Dass Mütter und Väter trotz der gesetzlichen Regelungen Elternzeiten nach wie vor so ungleich aufteilen, hat verschiedene Gründe. Soziale Normen und Einstellungen im Hinblick auf die Geschlechterrollen in der Gesellschaft zählen dazu. Dass tradierte Stereotype nach wie vor bestehen, zeigt sich im Übrigen beispielsweise auch bei der Hausarbeit und Kinderbetreuung: Mit beidem verbringen in Paarhaushalten die Frauen deutlich mehr Zeit als Männer, wie eine DIW-Studie erst kürzlich wieder gezeigt hat. Die Einführung des Elterngelds im Jahr 2007 hat die Politik mit einer Kampagne beworben, die das Modell propagiert, in dem zunächst für eine längere Zeit die Mutter ihre Erwerbstätigkeit unterbricht und im Anschluss der Vater deutlich kürzer vom Job pausiert. Die allermeisten Paare, bei denen beide Elternzeit bezogen haben, folgten dieser Idee, wes-halb sich das sogenannte „12+2“-Modell etabliert hat: Zwölf Monate bezieht die Mutter Elterngeld, zwei Monate der Vater. Vor diesem Hintergrund ist es kein Wunder, dass der Begriff der Partnermonate im alltäglichen Sprachgebrauch schon bald zu „Vätermonaten“ wurde.
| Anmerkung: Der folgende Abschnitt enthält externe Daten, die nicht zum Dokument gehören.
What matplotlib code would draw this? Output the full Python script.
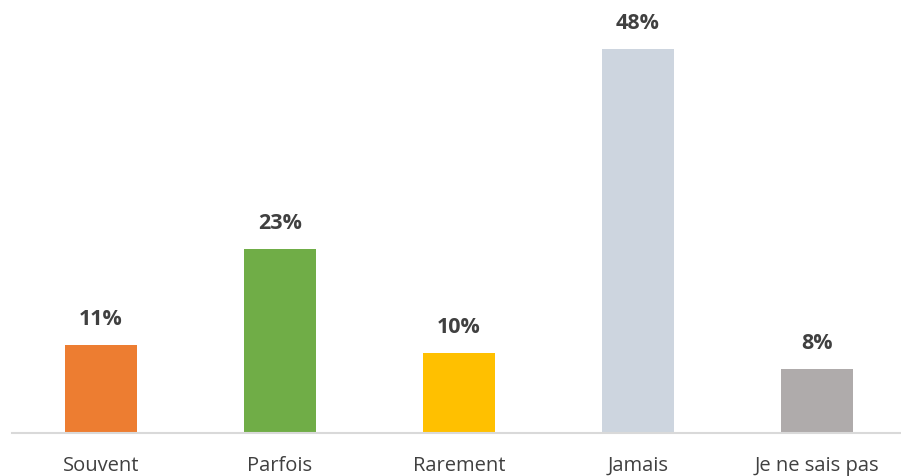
import matplotlib
matplotlib.use("Agg")
import matplotlib.pyplot as plt

categories = ["Souvent", "Parfois", "Rarement", "Jamais", "Je ne sais pas"]
values = [11, 23, 10, 48, 8]
labels = ["11%", "23%", "10%", "48%", "8%"]
colors = ["#ED7D31", "#70AD47", "#FFC000", "#CDD5DF", "#AFABAB"]

plt.rcParams['font.family'] = ['Open Sans', 'DejaVu Sans']

W, H = 901, 476
fig = plt.figure(figsize=(W/100, H/100), dpi=100)
left_px = 11.5
cat_w = 179
bottom_px = H - 433
top_px = 9
ax = fig.add_axes([left_px/W, bottom_px/H, 5*cat_w/W, (433-top_px)/H])

x = list(range(len(categories)))
ax.bar(x, values, width=0.40, color=colors, zorder=2)
ax.set_xlim(-0.5, 4.5)
ax.set_ylim(0, 53)

for xi, v, lab in zip(x, values, labels):
    ax.annotate(lab, (xi, v), xytext=(0, 10.5), textcoords="offset points",
                ha="center", va="bottom", fontsize=15.5, fontweight="bold", color="#404040")

ax.set_xticks(x)
ax.set_xticklabels(categories, fontsize=14.5, color="#404040")
ax.tick_params(axis="x", length=0, pad=16.5)
ax.set_yticks([])
for s in ["top", "right", "left"]:
    ax.spines[s].set_visible(False)
ax.spines["bottom"].set_color("#D9D9D9")
ax.spines["bottom"].set_linewidth(1.5)

fig.savefig("out.png", dpi=100)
Väter befürchten berufliche Nachteile

Befragt man die Väter, warum sie sich gegen eine Elternzeit oder für nur zwei Monate entschieden haben, nennen sie als wichtigstes Hemmnis finanzielle Gründe. Als zweithäufigster Grund wird genannt, dass ihre Partnerin ein Jahr Elternzeit nehmen wollte. Diese beiden Antworten spiegeln zum einen wider, dass in den meisten Familien nach wie vor Väter mehr verdienen. Die Familie hätte daher während der Elternzeit des Mannes ein geringeres Einkommen zur Verfügung als während der Elternzeit der Frau. Zum anderen zeigt sich in dieser Antwort auch die – bei beiden Geschlechtern – verbreitete soziale Norm, dass die frühkindliche Betreuung zum allergrößten Teil in den Aufgabenbereich der Mütter fällt.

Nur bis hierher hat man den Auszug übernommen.